Palki's interior is more refined than that of many Indian restaurants in the Lower Mainland. It isn't as ornate as Maurya on West Broadway or Mumbai Masala in North Vancouver, and it doesn't have the warmth of Chutney Villa on East Broadway, with its lovely South Indian statues of the Hindu gods Hanuman and Ganesh, but Palki makes up for this with its homey atmosphere.
Mroke, a veteran restaurateur, chose a simple approach with his latest renovation a year ago: the darkened room, adorned with functional furniture, conveys a message that the restaurant is affordable but certainly not bottom-of-the-barrel. You won't find any garish art here, just the gentle sound of Bollywood music playing quietly in the background.
Shakti Chand, the cook at Palki, understands that the beauty of butter chicken is in its simplicity. He goes a little lighter on the spices than most Indian chefs, preferring a creamier, uncomplicated sauce. He delivers the correct amount of cardamom to complement the basic tomato flavour. This stands in contrast to many Indian restaurants that load up their butter chicken with garam masala powder rather than natural cloves and cardamom, resulting in an overdone dish.
Some South Asians will say that a good butter chicken can be determined in part by its colour–it should be orange, not red or brown.
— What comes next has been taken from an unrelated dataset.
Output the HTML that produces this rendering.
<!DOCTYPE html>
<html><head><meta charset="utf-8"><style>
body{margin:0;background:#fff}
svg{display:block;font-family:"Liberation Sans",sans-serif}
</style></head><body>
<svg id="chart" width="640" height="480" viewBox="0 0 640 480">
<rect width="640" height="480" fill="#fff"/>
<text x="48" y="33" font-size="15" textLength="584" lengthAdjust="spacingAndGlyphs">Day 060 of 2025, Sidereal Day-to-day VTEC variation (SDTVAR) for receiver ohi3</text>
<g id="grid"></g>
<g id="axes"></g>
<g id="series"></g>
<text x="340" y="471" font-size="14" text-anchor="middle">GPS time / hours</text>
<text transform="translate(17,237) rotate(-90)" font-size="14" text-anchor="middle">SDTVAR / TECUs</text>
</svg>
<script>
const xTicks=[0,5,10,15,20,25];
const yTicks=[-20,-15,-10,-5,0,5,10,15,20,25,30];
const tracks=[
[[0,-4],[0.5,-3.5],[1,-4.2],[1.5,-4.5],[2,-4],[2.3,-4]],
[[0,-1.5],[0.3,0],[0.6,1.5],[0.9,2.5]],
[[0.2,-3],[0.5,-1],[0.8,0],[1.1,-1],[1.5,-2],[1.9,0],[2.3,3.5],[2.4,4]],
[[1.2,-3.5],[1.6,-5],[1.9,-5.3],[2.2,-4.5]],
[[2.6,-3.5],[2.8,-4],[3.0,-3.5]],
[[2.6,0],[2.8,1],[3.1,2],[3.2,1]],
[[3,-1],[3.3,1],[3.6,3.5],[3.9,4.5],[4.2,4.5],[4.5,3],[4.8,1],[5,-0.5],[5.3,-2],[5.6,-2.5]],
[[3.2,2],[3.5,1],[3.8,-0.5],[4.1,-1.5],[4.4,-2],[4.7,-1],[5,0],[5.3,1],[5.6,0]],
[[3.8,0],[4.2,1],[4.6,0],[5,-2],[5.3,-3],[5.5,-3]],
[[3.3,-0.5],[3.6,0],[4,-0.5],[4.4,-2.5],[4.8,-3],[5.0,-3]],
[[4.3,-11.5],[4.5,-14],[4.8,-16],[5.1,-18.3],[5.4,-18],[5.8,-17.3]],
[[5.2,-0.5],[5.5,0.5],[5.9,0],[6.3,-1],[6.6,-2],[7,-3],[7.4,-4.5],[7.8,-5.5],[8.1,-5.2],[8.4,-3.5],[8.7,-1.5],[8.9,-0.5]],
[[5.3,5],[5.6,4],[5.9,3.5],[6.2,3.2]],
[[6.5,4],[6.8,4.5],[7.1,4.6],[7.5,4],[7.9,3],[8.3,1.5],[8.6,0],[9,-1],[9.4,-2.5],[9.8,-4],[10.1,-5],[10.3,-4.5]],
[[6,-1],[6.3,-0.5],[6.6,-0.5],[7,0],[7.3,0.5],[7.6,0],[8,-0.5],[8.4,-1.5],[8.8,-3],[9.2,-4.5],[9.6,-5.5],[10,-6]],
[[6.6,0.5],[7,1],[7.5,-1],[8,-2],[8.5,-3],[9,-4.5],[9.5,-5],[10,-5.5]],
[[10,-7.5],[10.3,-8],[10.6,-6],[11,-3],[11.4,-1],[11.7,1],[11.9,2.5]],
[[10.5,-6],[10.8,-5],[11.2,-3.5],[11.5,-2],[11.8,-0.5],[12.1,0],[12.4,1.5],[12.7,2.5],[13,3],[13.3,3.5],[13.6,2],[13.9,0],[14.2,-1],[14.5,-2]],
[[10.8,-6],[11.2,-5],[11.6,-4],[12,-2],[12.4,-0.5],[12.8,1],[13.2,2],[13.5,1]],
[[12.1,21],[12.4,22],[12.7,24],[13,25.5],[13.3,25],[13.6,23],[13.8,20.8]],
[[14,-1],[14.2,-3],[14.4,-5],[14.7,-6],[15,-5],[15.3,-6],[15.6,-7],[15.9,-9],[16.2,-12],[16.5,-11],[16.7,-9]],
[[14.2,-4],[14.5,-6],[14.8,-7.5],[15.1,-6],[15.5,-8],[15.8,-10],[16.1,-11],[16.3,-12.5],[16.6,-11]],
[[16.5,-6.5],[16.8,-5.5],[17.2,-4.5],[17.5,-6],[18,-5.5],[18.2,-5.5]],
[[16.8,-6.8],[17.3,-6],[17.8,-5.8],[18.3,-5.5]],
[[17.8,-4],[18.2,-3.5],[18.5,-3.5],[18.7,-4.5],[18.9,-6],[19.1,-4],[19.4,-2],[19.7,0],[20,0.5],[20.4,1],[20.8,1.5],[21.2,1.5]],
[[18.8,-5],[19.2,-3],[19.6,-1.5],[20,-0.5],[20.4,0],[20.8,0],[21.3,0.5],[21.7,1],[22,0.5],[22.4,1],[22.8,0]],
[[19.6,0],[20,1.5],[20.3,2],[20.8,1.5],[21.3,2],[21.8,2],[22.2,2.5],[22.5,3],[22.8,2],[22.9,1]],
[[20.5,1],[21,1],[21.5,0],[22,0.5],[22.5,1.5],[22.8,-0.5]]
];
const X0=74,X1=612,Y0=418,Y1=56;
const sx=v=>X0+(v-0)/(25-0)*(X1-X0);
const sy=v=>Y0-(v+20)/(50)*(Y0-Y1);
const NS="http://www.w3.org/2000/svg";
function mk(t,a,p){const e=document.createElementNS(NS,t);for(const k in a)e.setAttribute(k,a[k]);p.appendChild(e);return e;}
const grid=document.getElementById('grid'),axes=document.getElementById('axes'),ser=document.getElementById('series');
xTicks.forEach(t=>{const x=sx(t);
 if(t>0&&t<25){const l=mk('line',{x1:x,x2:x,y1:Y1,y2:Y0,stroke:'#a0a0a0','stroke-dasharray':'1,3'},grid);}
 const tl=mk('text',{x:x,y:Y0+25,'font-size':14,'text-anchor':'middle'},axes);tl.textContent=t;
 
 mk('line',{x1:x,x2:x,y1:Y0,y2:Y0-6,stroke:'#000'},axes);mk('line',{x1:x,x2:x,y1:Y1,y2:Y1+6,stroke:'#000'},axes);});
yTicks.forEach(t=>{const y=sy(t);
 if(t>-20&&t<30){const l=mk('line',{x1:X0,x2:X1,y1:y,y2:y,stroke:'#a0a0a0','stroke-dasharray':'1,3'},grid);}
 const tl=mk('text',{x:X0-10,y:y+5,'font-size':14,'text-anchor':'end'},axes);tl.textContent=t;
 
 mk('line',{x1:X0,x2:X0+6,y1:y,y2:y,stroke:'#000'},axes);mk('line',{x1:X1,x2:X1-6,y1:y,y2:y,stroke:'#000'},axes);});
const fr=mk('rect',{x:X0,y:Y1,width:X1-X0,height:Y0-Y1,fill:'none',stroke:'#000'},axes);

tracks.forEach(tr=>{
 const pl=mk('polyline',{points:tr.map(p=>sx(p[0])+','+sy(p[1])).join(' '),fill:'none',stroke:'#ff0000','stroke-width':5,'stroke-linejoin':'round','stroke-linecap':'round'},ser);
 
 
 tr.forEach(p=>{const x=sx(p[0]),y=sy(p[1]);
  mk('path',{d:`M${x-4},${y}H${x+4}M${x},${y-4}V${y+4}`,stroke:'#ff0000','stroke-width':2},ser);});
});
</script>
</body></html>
It's always orange at Palki. And the portions are comfortable for two.
Historically, butter chicken was a Mughal dish introduced by the Muslim dynasty that ruled the subcontinent before the British arrived. Mughals also brought tandoori chicken and naan to what is now northwestern India and Pakistan.
Some local Indian restaurants serve naan that is more like pita bread than what you would find in a restaurant in India. Palki, on the other hand, delivers the real deal. Be careful, though–if you gobble up too much of the thick naan here, there won't be room in your stomach for anything else, because it's extremely filling.
Other meat dishes worth ordering at Palki include the Lamb Rogan Josh ($10.95), a boneless lamb dish, and the Murgh Coconut ($10.50), which is chicken with coconut and cilantro. In both instances, there is a delightful mix of spices that other Indian restaurants in the region would be wise to emulate. However, if you prefer whitewashed Indian food, Palki is not for you. It would be best to head off to a hyped fusion joint like Rangoli.
If Palki has a weakness, it's that the vegetarian fare isn't as innovative as the meat entrées. Of the 10 vegetable dishes, the Saag Paneer ($9.95) is the best–a succulent combination of puréed spinach with ginger and garlic. It's a marvellous complement to the butter chicken. However, two other vegetable dishes, the Gobi Aloo and the Navrattan Korma, can be too oily and lack definition.
The service is prompt and friendly at Palki. Savio Perreia seems to knock himself out to ensure diners have a memorable experience. He's so prominent that many diners probably mistake him for the owner. He's one reason why Palki remains one of the Lower Mainland's top Indian restaurants.